The commercial-free BBC 2 has proven the most reliable source of classic Hollywood fare, even though the screenings of old movies are generally relegated to the after-hours or late-morning time slots. There have been a number of pleasant surprises, such as a Val Lewton series (including the literate horror of The Dead Ship), the film adaptation of the Suspense radio drama “To Find Help” (reworked, not altogether successfully, as Beware, My Lovely) and several Claudette Colbert films (including Texas Lady, which I had never seen in the US).
Silent movies are unheard of, however; nor do pre-1940s films get much airtime (the team efforts of Astaire/Rogers and Laurel/Hardy being a notable exception). Still, this beats the advertisement-riddled offerings at TCM Britain, whose one-shelf library even infrequent viewers are likely to exhaust within a few months.

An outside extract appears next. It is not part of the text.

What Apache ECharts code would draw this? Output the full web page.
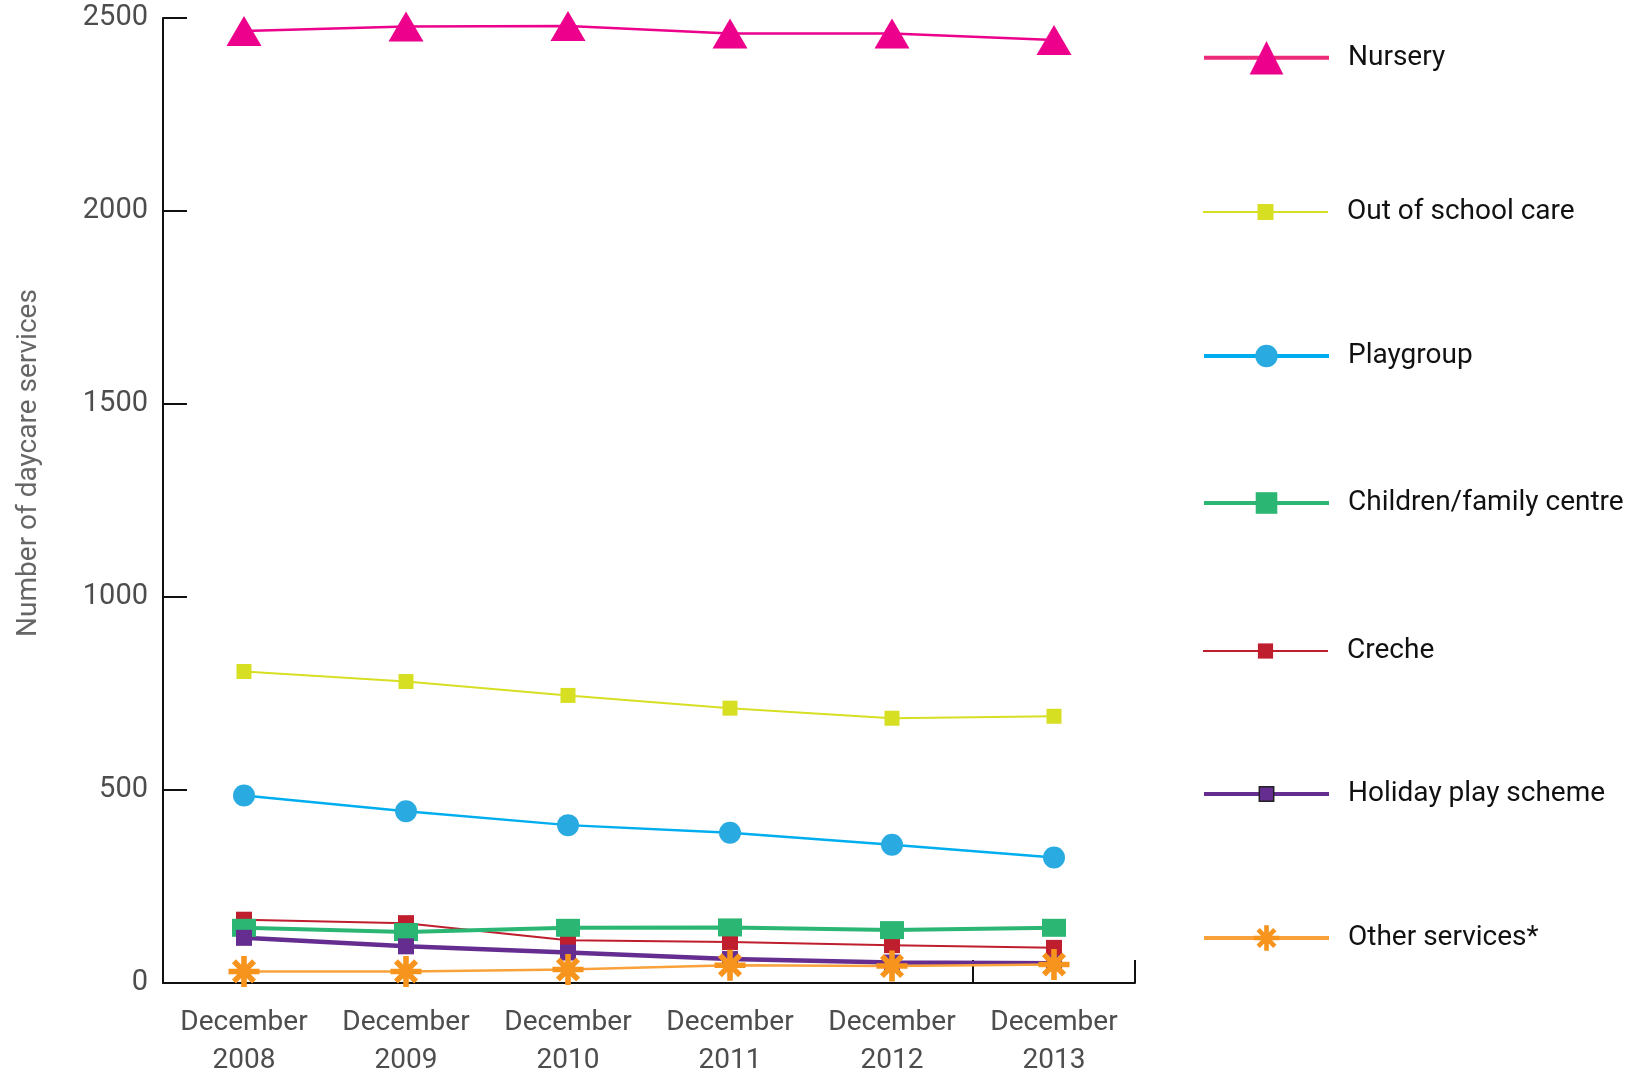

Since I am not an online shopper and still enjoy hunting trips per pedes, I have been checking out the DVD sections of the major music/video retailers here in the UK. Virgin is least attractive, stocking mainly recent titles at largely unacceptable prices. It is little more than a snazzy second-run theater where all the so-called blockbusters are dumped and repackaged as soon as they are pulled from the movie houses. Rather better are HMV and MVC. With some luck, DVDs of classics like All About Eve, Sunset Blvd., or The Third Man can be had for under £10, while lesser-known titles may be spotted (and left behind) sporting higher price tags bespeaking their exclusivity. At HMV, for instance, Tod Browning’s Freaks bears the label “An HMV Exclusive.”
And then there is FOPP. A smarter store with a larger number of classic or literary films, it boasts £5 and £7 DVD shelves. It’s a good place to set out from for anyone interested in setting up a library of essential Hollywood films. Many Hitchcock features can be had here for £5, and most DVDs are authorized studio releases, rather than the cheap transfers that end up in supermarket bargain bins. These copies are so washed out that it often difficult to distinguish the features of the players; even the rugged male leads seem to be getting the Doris Day treatment, as if shot through layers of gauze. The problem is exacerbated if the DVD image is projected onto a screen, as I am wont to enjoy my movies whenever possible.
Well, to FOPP I went last weekend; and, once again, hope lay on the bottom shelf: a copy of G. W. Pabst’s Pandora’s Box. So, tonight is going to be spent looking at Lulu, our decidedly other Miss Brooks.